Report of the 2003 Season


EXCAVATIONS IN FRONT OF THE EAST WALL OF THE COURTYARD

We opened a further excavation area along the East wall, where the passage used by Harwa’s workmen to dig the courtyard is found – we are still using it to enter the tomb. We partly emptied the passage of debris and discovered some steps cut into the limestone.

Excavation in front of the passage revealed a series of concentric pits, semicircular in shape, the largest having a diameter of around four metres. Although they will not be completely excavated, it seems they were dug during the course of 100-150 years each for different purposes. Some of them seem to be the result of illegal digging, but a large posthole and a fireplace – where a large number of pottery from different epochs was discovered – were also revealed.

In one of the outermost pits the base of a sandstone statue of Mentuhotep II (Fig. 5) was discovered. Its discovery demonstrates that the pit – or part of it – was still empty when, in the 1980s, the Egyptian Antiquities Service used the courtyard as a place to store large pieces from the temples of Hatshepsut and Mentuhotep II at Deire el-Bahri and from some of the tombs of the Assasif. The base of the statue must have fallen into the pit in transit and was then abandoned there.

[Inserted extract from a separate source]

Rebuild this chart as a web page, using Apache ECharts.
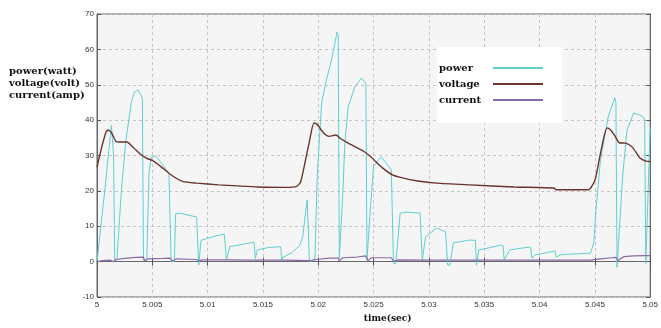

A pathway was discovered along the external limit of the largest pit, leading around the pit and heading to the vestibule entrance of the tomb opening in the South-east corner of the courtyard. The pathway corresponds to the furrow left by the passage of the people who, in the 1920s/30s closed the vestibule so that it could be used as a repository in which fragments of the sphinxes from the temple of Hatshepsut and architectural elements recovered during the excavations in Malqata are still stored. This information was given to us by the Qurna Inspectorate of the Supreme Council of Antiquities. The pathway connects stratigraphically with two circles of mud - discovered in the middle of the courtyard in the 2001 season – which were used to produce mud-bricks for the wall that now seals the vestibule.